Lee Downes, North Fork community leader, dies
Lee Downes, a longtime North Forker and community leader, died Oct. 3. He was 95.
Downes was born June 21, 1928 in Columbia Falls.
His grandfather and his mother homesteaded just north of Columbia Falls, about three miles north of town.
“When I was a boy I used to herd my grandfather’s cattle up along the North Fork Road for pasture,” he said in an oral history along with his late wife, Marietta, in 2012, recorded by Tom Edwards.
Downes was in his mid-20s when he left the U.S. Army in 1953 after stints on the Russian border during the Cold War. He headed home to Montana with about $2,800 in mustering out pay.
That same year, with $1,600, he bought 192 acres along Cyclone Creek, purchasing an old placer mining claim. In 1954, he built a cabin there with timber he crafted into three-sided logs.
The Downes family typically occupied the cabin near Cyclone Creek seasonally, though Downes also spent time there in the winter when he had a contract job in the area with the Forest Service or he was logging.
In 1961, Downes married Marietta Louise Downes. She had lost her first husband, Neil Christenson, when he was killed in a hunting accident. Downes said Christenson was his best friend.
Downes did what he could to help Marietta in the years following Christenson’s death and eventually the two became a couple.
Marietta had two daughters and two sons from her first marriage. Downes moved in with the family in a house near Martin City. He and Marietta later had two daughters, Kerri and Marilee.

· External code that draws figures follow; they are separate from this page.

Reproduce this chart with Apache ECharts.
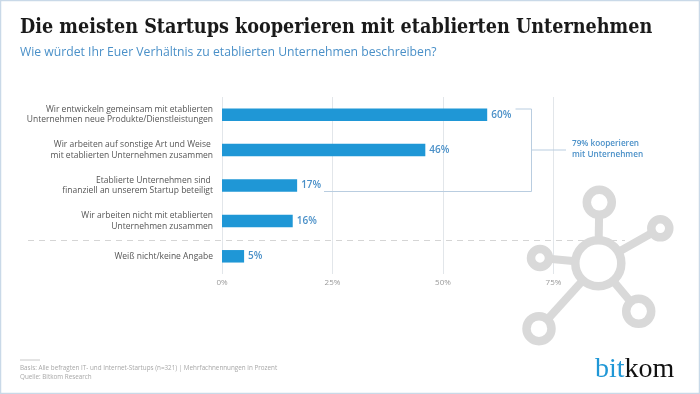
<!DOCTYPE html>
<html><head><meta charset="utf-8">
<style>html,body{margin:0;padding:0;background:#fff}#c{width:700px;height:394px}</style>
<script src="https://cdn.jsdelivr.net/npm/echarts@6/dist/echarts.min.js"></script>
</head><body><div id="c"></div>
<script>
const categories = [
  "Wir entwickeln gemeinsam mit etablierten\nUnternehmen neue Produkte/Dienstleistungen",
  "Wir arbeiten auf sonstige Art und Weise \nmit etablierten Unternehmen zusammen",
  "Etablierte Unternehmen sind \nfinanziell an unserem Startup beteiligt",
  "Wir arbeiten nicht mit etablierten\nUnternehmen zusammen",
  "Weiß nicht/keine Angabe"
];
const values = [60, 46, 17, 16, 5];
const titleText = "Die meisten Startups kooperieren mit etablierten Unternehmen";
const subtitleText = "Wie würdet Ihr Euer Verhältnis zu etablierten Unternehmen beschreiben?";
const bracketText = "79% kooperieren\nmit Unternehmen";
const footerText = "Basis: Alle befragten IT- und Internet-Startups (n=321) | Mehrfachnennungen in Prozent\nQuelle: Bitkom Research";

const BLUE = "#1f97d6", TXT = "#4a90c8", BODY = "Open Sans", LINE = "#b9cde0", ICON = "#d9d9d9";
const nodes = [
  {x:599.3,y:202.3,r:12.5,w:8.5},
  {x:660.3,y:228.3,r:9,w:8.5},
  {x:540,y:258,r:9,w:8.5},
  {x:638.7,y:311.3,r:12.5,w:8.5},
  {x:539,y:328.7,r:12.5,w:8.5}
];
const hub = {x:598.3,y:263.3,r:23};
const iconParts = [];
nodes.forEach(n => {
  const dx = n.x-hub.x, dy = n.y-hub.y, d = Math.hypot(dx,dy);
  iconParts.push({type:"line",z:10,shape:{x1:hub.x+dx/d*hub.r,y1:hub.y+dy/d*hub.r,x2:n.x-dx/d*n.r,y2:n.y-dy/d*n.r},style:{stroke:ICON,lineWidth:8}});
  iconParts.push({type:"circle",z:10,shape:{cx:n.x,cy:n.y,r:n.r},style:{fill:"#fff",stroke:ICON,lineWidth:n.w}});
});
iconParts.push({type:"circle",z:10,shape:{cx:hub.x,cy:hub.y,r:hub.r},style:{fill:"#fff",stroke:ICON,lineWidth:8.5}});

const chart = echarts.init(document.getElementById("c"), null, {renderer:"canvas"});
chart.setOption({
  animation:false,
  backgroundColor:"#fff",
  textStyle:{fontFamily:BODY},
  grid:{left:222,top:97,width:331.5,height:177,containLabel:false},
  xAxis:{type:"value",min:0,max:75,interval:25,
    axisLine:{show:false},axisTick:{show:false},
    splitLine:{show:true,lineStyle:{color:"#e2e6ea",width:1}},
    axisLabel:{formatter:"{value}%",color:"#9a9a9a",fontSize:8,margin:5,fontFamily:BODY}},
  yAxis:{type:"category",inverse:true,data:categories,
    axisLine:{show:false},axisTick:{show:false},
    axisLabel:{color:"#555",fontSize:8.5,lineHeight:10.5,margin:9,align:"right",padding:[9,0,0,0],fontFamily:BODY}},
  series:[{type:"bar",data:values,barWidth:12.5,
    itemStyle:{color:BLUE},
    label:{show:true,position:"right",distance:4,formatter:"{c}%",color:TXT,fontSize:10,fontWeight:600,padding:[3,0,0,0],fontFamily:BODY}}],
  graphic:[
    {type:"rect",z:0,silent:true,shape:{x:0.5,y:0.5,width:699,height:393},style:{fill:"none",stroke:"#c9d9e8",lineWidth:1.5}},
    {type:"text",left:20,top:18,style:{text:titleText,fontFamily:"DejaVu Serif Condensed",fontWeight:"bold",fontSize:19.6,fill:"#1a1a1a"}},
    {type:"text",left:20,top:47,style:{text:subtitleText,fontFamily:BODY,fontSize:12.2,fill:"#4a90c8"}},
    {type:"polyline",z:5,shape:{points:[[515.5,109],[531.5,109],[531.5,191.5],[324,191.5]]},style:{fill:"none",stroke:LINE,lineWidth:1}},
    {type:"line",z:5,shape:{x1:531.5,y1:150,x2:566,y2:150},style:{stroke:LINE,lineWidth:1}},
    {type:"text",left:572,top:138.5,style:{text:bracketText,fontFamily:BODY,fontSize:8.2,fontWeight:600,lineHeight:10.5,fill:TXT}},
    {type:"line",z:5,shape:{x1:28,y1:240.5,x2:625,y2:240.5},style:{stroke:"#d5d5d5",lineWidth:1,lineDash:[6,5]}},
    ...iconParts,
    {type:"line",shape:{x1:20,y1:360,x2:40,y2:360},style:{stroke:"#c8c8c8",lineWidth:1}},
    {type:"text",left:20,top:364,style:{text:footerText,fontFamily:BODY,fontSize:6.3,lineHeight:8.5,fill:"#a8a8a8"}},
    {type:"text",left:595,top:356,z:12,style:{
      rich:{a:{fill:"#1f97d6",fontFamily:"Liberation Serif",fontSize:28},b:{fill:"#111",fontFamily:"Liberation Serif",fontSize:28}},
      text:"{a|bit}{b|kom}"}}
  ]
});
</script></body></html>
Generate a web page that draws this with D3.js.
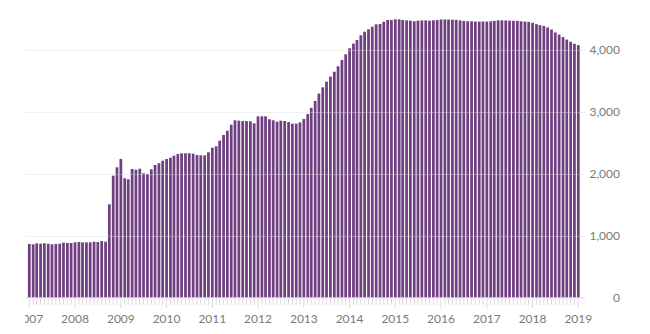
<!DOCTYPE html>
<html>
<head>
<meta charset="utf-8">
<script src="https://cdn.jsdelivr.net/npm/d3@7"></script>
<style>
  html, body { margin: 0; padding: 0; background: #ffffff; }
  svg { display: block; }
  text { font-family: Lato, "Open Sans", sans-serif; }
</style>
</head>
<body>
<svg id="chart" width="650" height="334"></svg>
<script>
// Monthly values (billions), Jan 2007 .. Jan 2019
const startYear = 2007;
const values2007 = [863, 858, 874, 868, 874, 868, 858, 863, 868, 884, 879, 879];
const values2008 = [890, 895, 890, 890, 890, 900, 895, 910, 900, 1503, 1965, 2100];
const values2009 = [2234, 1923, 1906, 2073, 2061, 2077, 2003, 1992, 2068, 2137, 2165, 2206];
const values2010 = [2234, 2255, 2287, 2315, 2326, 2326, 2326, 2320, 2298, 2293, 2293, 2342];
const values2011 = [2416, 2440, 2530, 2621, 2690, 2787, 2858, 2852, 2845, 2845, 2842, 2809];
const values2012 = [2922, 2922, 2922, 2874, 2858, 2836, 2852, 2847, 2830, 2804, 2804, 2825];
const values2013 = [2880, 2960, 3060, 3170, 3290, 3390, 3481, 3562, 3642, 3729, 3831, 3922];
const values2014 = [4019, 4094, 4153, 4229, 4287, 4326, 4368, 4406, 4411, 4448, 4476, 4476];
const values2015 = [4487, 4487, 4476, 4470, 4465, 4455, 4465, 4470, 4470, 4465, 4470, 4475];
const values2016 = [4485, 4485, 4483, 4480, 4478, 4470, 4460, 4455, 4455, 4450, 4450, 4452];
const values2017 = [4450, 4455, 4462, 4470, 4470, 4468, 4465, 4463, 4462, 4455, 4450, 4445];
const values2018 = [4430, 4408, 4392, 4380, 4355, 4322, 4275, 4240, 4200, 4160, 4125, 4092];
const values2019 = [4070];

const yTickValues = [0, 1000, 2000, 3000, 4000];
const yearTicks = [2007, 2008, 2009, 2010, 2011, 2012, 2013, 2014, 2015, 2016, 2017, 2018, 2019];

const allValues = [].concat(values2007, values2008, values2009, values2010, values2011,
  values2012, values2013, values2014, values2015, values2016, values2017, values2018, values2019);
const data = allValues.map((v, i) => ({
  date: new Date(startYear + Math.floor(i / 12), i % 12, 1),
  value: v
}));

const svg = d3.select("#chart");

const x = d3.scaleTime()
  .domain([new Date(2007, 0, 1), new Date(2019, 0, 1)])
  .range([29.3, 578.3]);
const y = d3.scaleLinear()
  .domain([0, 4000])
  .range([297.5, 49.5]);

const barW = 2.75;
const gridX0 = 26, gridX1 = 585;

svg.append("defs").append("clipPath").attr("id", "clip")
  .append("rect").attr("x", 25).attr("y", 0).attr("width", 625).attr("height", 334);

const root = svg.append("g").attr("clip-path", "url(#clip)");

// bars
root.append("g").selectAll("rect")
  .data(data)
  .join("rect")
  .attr("x", d => x(d.date) - barW / 2)
  .attr("width", barW)
  .attr("y", d => y(d.value))
  .attr("height", d => y(0) - y(d.value))
  .attr("fill", "#6f3f80");

// gridlines (over bars, faint)
root.append("g").selectAll("line")
  .data(yTickValues.filter(v => v > 0))
  .join("line")
  .attr("x1", gridX0).attr("x2", gridX1)
  .attr("y1", d => Math.round(y(d)) + 0.5).attr("y2", d => Math.round(y(d)) + 0.5)
  .attr("stroke", "#d8d8d8")
  .attr("stroke-opacity", 0.4)
  .attr("stroke-width", 1);

// baseline
root.append("line")
  .attr("x1", gridX0).attr("x2", gridX1)
  .attr("y1", 298).attr("y2", 298)
  .attr("stroke", "#d9d3dc").attr("stroke-width", 1);

// month ticks
const months = d3.timeMonth.range(new Date(2007, 0, 1), new Date(2019, 0, 2));
root.append("g").selectAll("line")
  .data(months)
  .join("line")
  .attr("x1", d => x(d)).attr("x2", d => x(d))
  .attr("y1", 298.5)
  .attr("y2", d => d.getMonth() === 0 ? 308 : 305)
  .attr("stroke", "#e2d6e6").attr("stroke-width", 1);

// x labels
root.append("g").selectAll("text")
  .data(yearTicks)
  .join("text")
  .attr("x", d => x(new Date(d, 0, 1)))
  .attr("y", 322.5)
  .attr("text-anchor", "middle")
  .attr("font-size", 12)
  .attr("fill", "#7a7a7a")
  .text(d => String(d));

// y labels
const fmt = d3.format(",");
svg.append("g").selectAll("text")
  .data(yTickValues)
  .join("text")
  .attr("x", 620)
  .attr("y", d => y(d))
  .attr("dy", "0.35em")
  .attr("text-anchor", "end")
  .attr("font-size", 12)
  .attr("fill", "#7a7a7a")
  .text(d => fmt(d));
</script>
</body>
</html>
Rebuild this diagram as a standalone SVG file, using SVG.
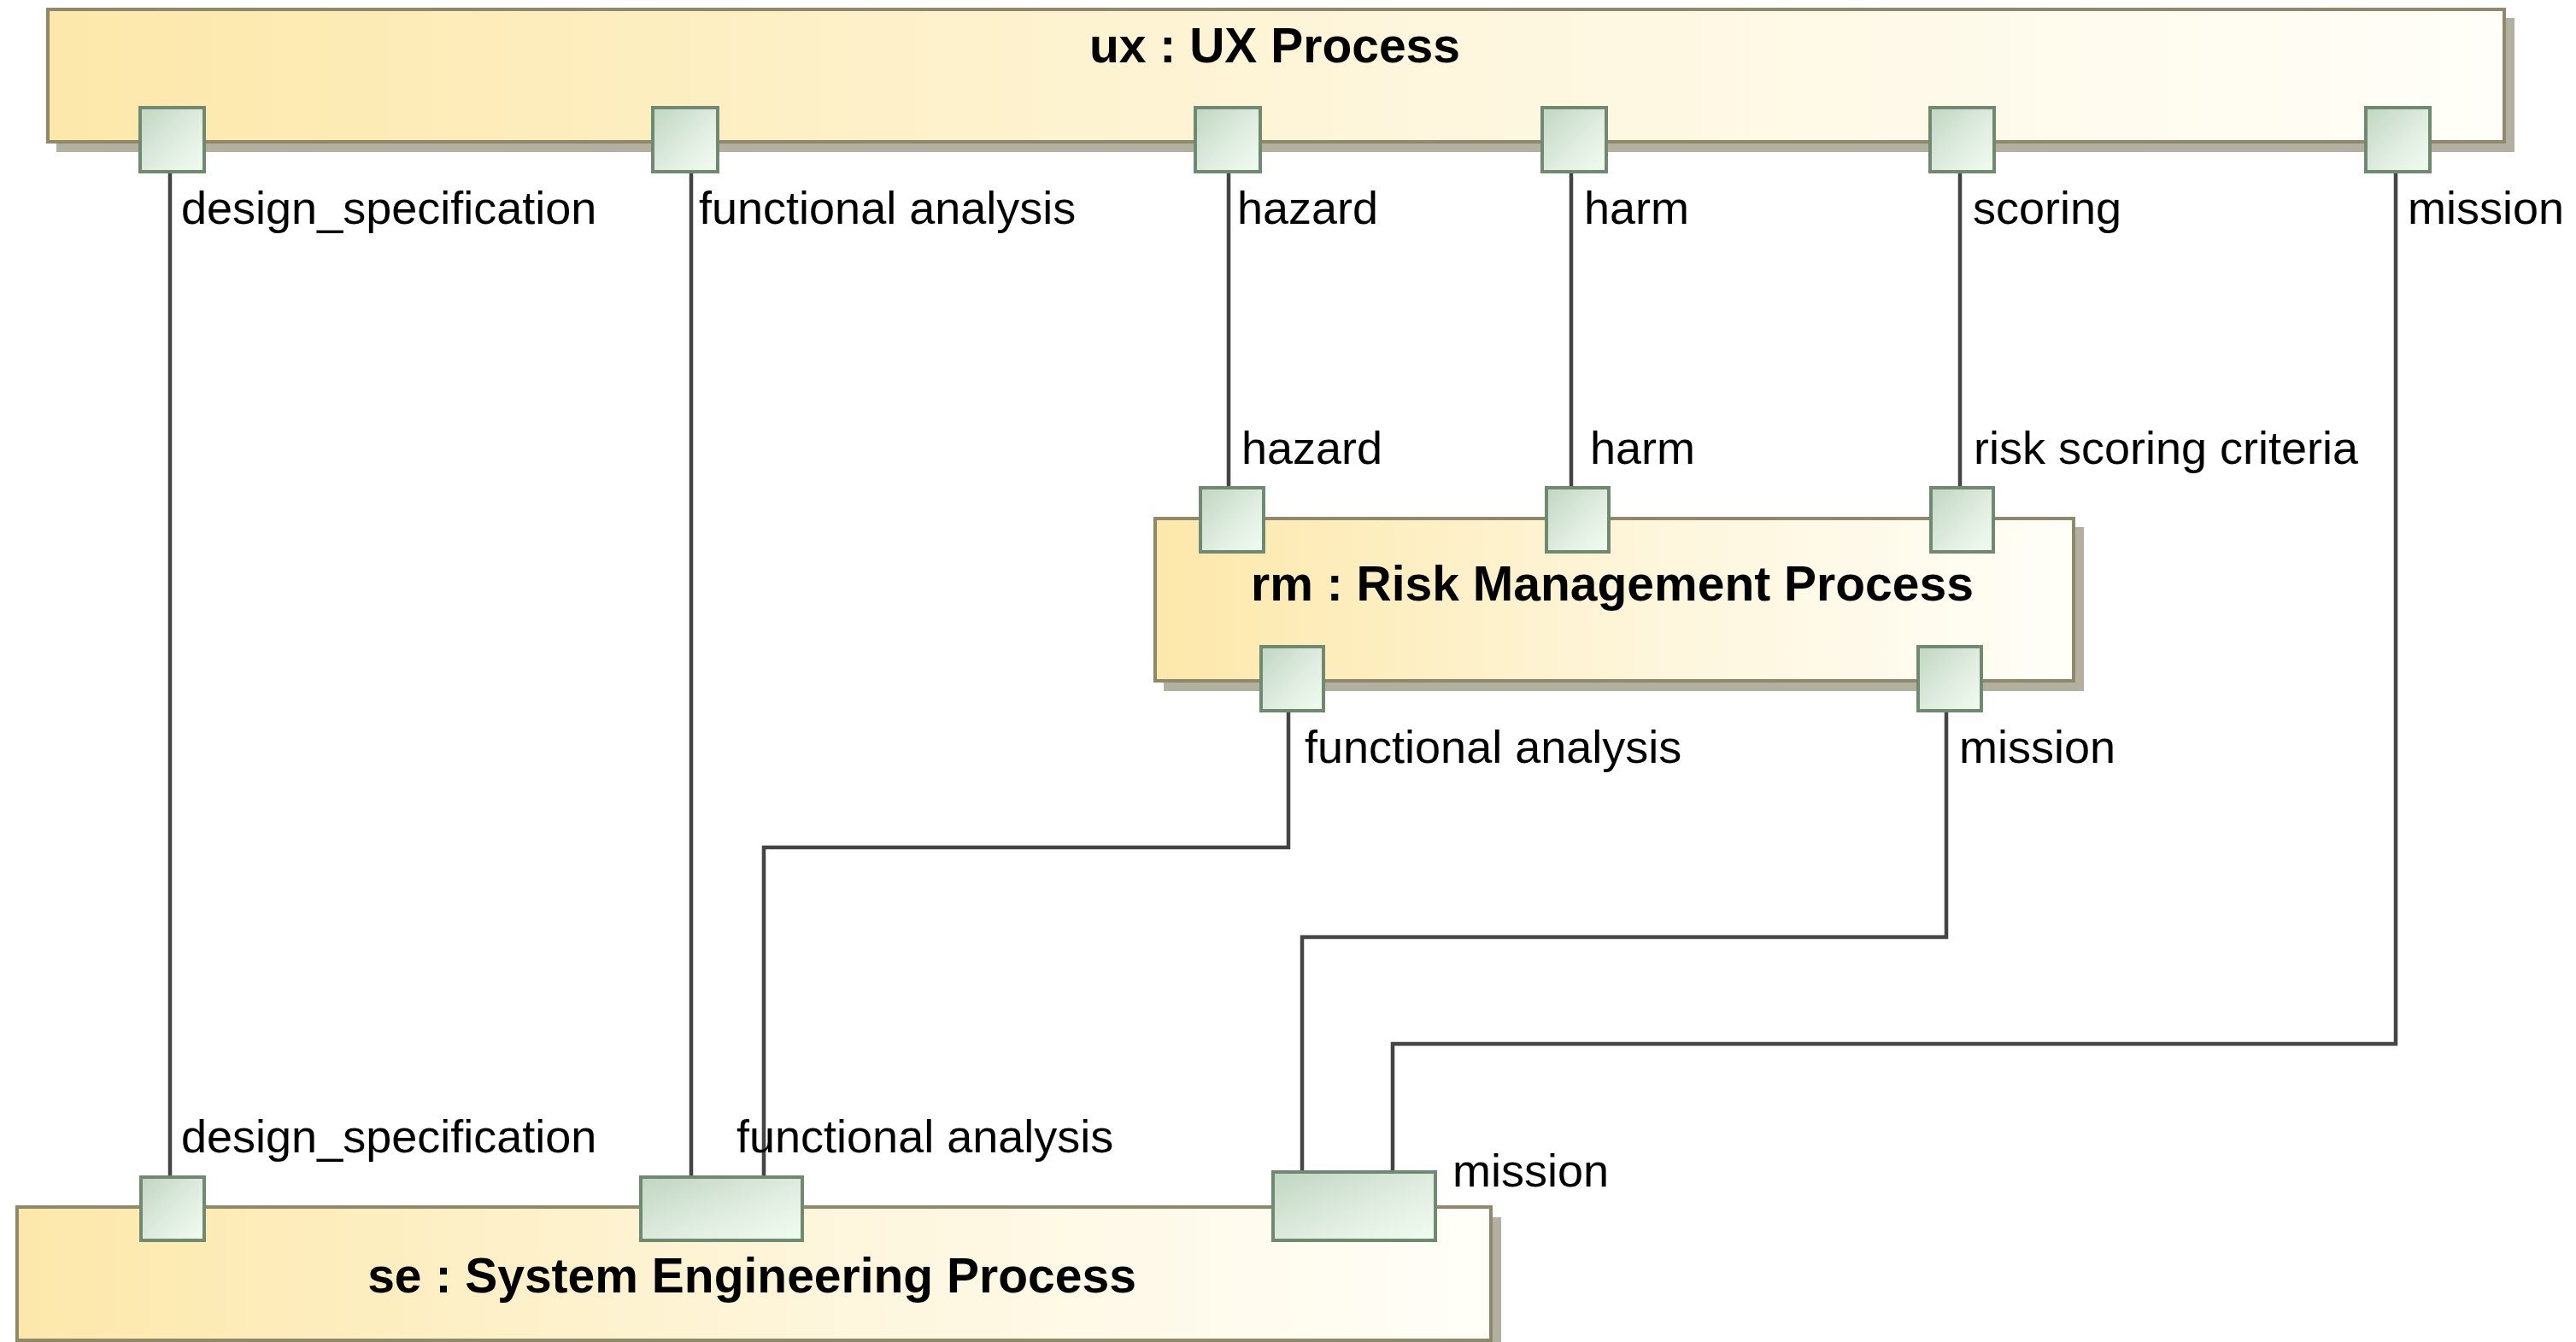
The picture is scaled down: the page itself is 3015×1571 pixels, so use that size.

In the mid-1960s, the family purchased what they eventually came to call “the river place” or The Soaring Eagle Ranch. The 136 acres were west of the North Fork Road in the vicinity of the big sign that informs northbound motorists that the road ahead is bordered by private land for many miles.
In 1976, Downes built a cabin on the property. Marilee and Kerri helped peel the logs. A few years later, Marietta, Kerri and Marilee joined their father and the family lived full time at the ranch along the North Fork Road.
Living off the grid, the Downes’s found it was less expensive to live up the North Fork than in town. They had no electric bills and they hand-pumped water in the early days. They grew crops in the garden and canned the produce.
They did have a generator, which they used sparingly.
“When the generator was running, that day you washed your clothes, you vacuumed the floor. You baked that day. Everything was done that day, and then we were good until the next time we needed it, which would be about once a week. And you get kind of almost frugal in what you have up there, because you didn’t want to burn it all up because you didn’t know when the fuel would come up, or the propane. But down here if the electricity goes off we have nothing. We have the wood stove, and we still have him (Lee) splitting wood,” Marietta said.
In the oral history, he recalled the early days of Polebridge.
“There wasn’t much there in the early days. The store was there, and that was about it. Polebridge, where all the lots are, was a big hay meadow,” he said.
There were plenty of outdoor adventures and hunting stories over the years.
One day, Downes followed tracks of an elk and the bootprints of what he assumed to be hunters across the family property. Ultimately, he saw evidence that an elk had been shot, but nary a hunter in sight. He suddenly realized, too late, that a grizzly bear had claimed the carcass.
Downes said as soon as he made eye contact with the bear, the animal charged. At first, a thick stand of lodgepole pines thwarted the grizzly’s advance. But then the bear found an opening and quickly approached to within about 30 feet.
“I shot it in the neck,” he recalled. “It didn’t die right away. He stood up and was grabbing at the lodgepoles and then fell over dead.”
In 2020, 68 years after serving Downes received his Army of Occupation Medal. The medal was created in the aftermath of World War II to recognize those who had performed occupation service in either Germany, Italy, Austria or Japan.
Columbia Falls native Tom Countryman, a retired Naval Hospital Corpsman Master Chief, was able to secure it for Downes.
Downes was an excellent sharpshooter and but he was drafted and sent overseas. He landed in Casablanca, Morocco and eventually served in Italy and Germany.
“I wouldn’t take a million dollars for the experience and I wouldn’t give 10 cents to do it again,” he said with a laugh in a 2020 interview.
Services for Downes have not been finalized.